According to Bank of America, Waller's base case still envisions a 25 basis point cut in both of the upcoming meetings, with potential for additional cuts next year. However, his recognition of strong GDP suggests he may now be open to pausing rate cuts in response to evolving economic conditions, contrasting with his previous strong advocacy for reducing rates to a neutral 2%.
**Dovish Governors vs. Hawkish Regional Fed Presidents** The current FOMC landscape reveals distinct internal disagreements; under Powell's leadership, the board leans dovish, while the voting regional Fed presidents tend to adopt a more hawkish stance.
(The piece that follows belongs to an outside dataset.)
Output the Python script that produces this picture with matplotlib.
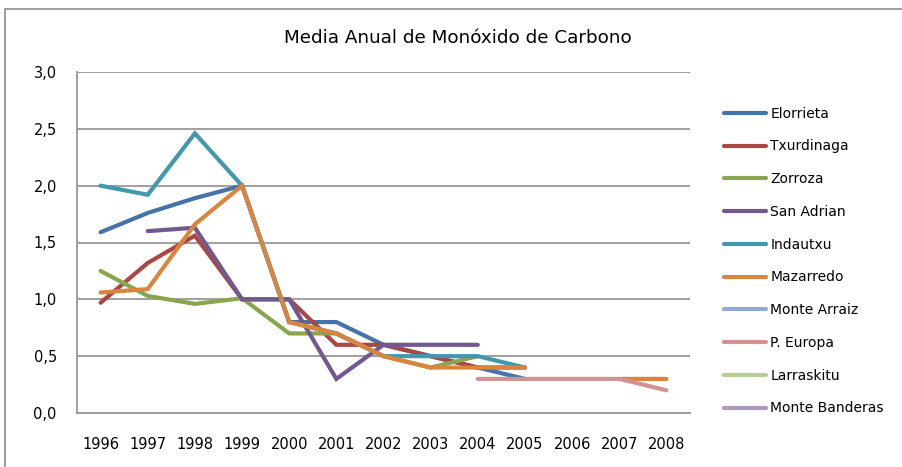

Internally, the dovish faction prevails, but there are notable dissenting views:
- Vice Chairman Jefferson: Slightly less dovish than Powell, he expresses concerns about persistent core services inflation. - Governor Barr: His stance reflects a "hawkish surprise," worrying that inflation may remain elevated for too long, indicating he may support only one rate cut this year. - Governor Bowman: Aligns closely with Waller, advocating two more 25 basis point cuts this year. - Governor Miran: A clear "super dove," suggesting a total cut of 150 basis points this year, marking the lowest point in the dot plot.
Conversely, the voting regional Fed presidents show a clearer hawkish tendency:
- Williams (New York Fed): More dovish than expected, supports further rate cuts this year. - Goolsbee (Chicago Fed): Recently adopted a hawkish stance, concerned about potential inflation. - Schmid (Kansas City Fed): Clearly states that no further cuts may be necessary in 2025. - Musalem (St. Louis Fed): Warns against excessive easing and believes only one rate cut may be warranted this year.
This divergence between the dovish board and the hawkish regional Fed presidents raises the likelihood of dissenting votes during any rate cuts in October and December.
**Bank of America's Rate Predictions** Despite varied remarks from Fed officials, the ultimate decision-making power lies with the economic data.
Bank of America anticipates a 25 basis point cut in October, while expecting to pause further reductions in December, contingent on stable employment data and persistent inflation.
A significant delay in data release due to the government shutdown or a sharp rise in unemployment could trigger another rate cut in December.
Bank of America's forecast includes a 0.3% month-on-month increase in September's core CPI with a year-on-year rise of 3.1%, figures likely insufficient to alter the Fed's course. Additionally, they expect the October S&P Global US Manufacturing PMI to decline from 52.0 to 51.0 due to escalating trade tensions.
In conclusion, investors should not assume two rate cuts before year-end are a certainty. Powell's data reliance and Waller's nuanced shift offer variability for the December policy path. Upcoming inflation and employment reports will be crucial in determining whether the Fed remains steadfast or adopts a more cautious stance.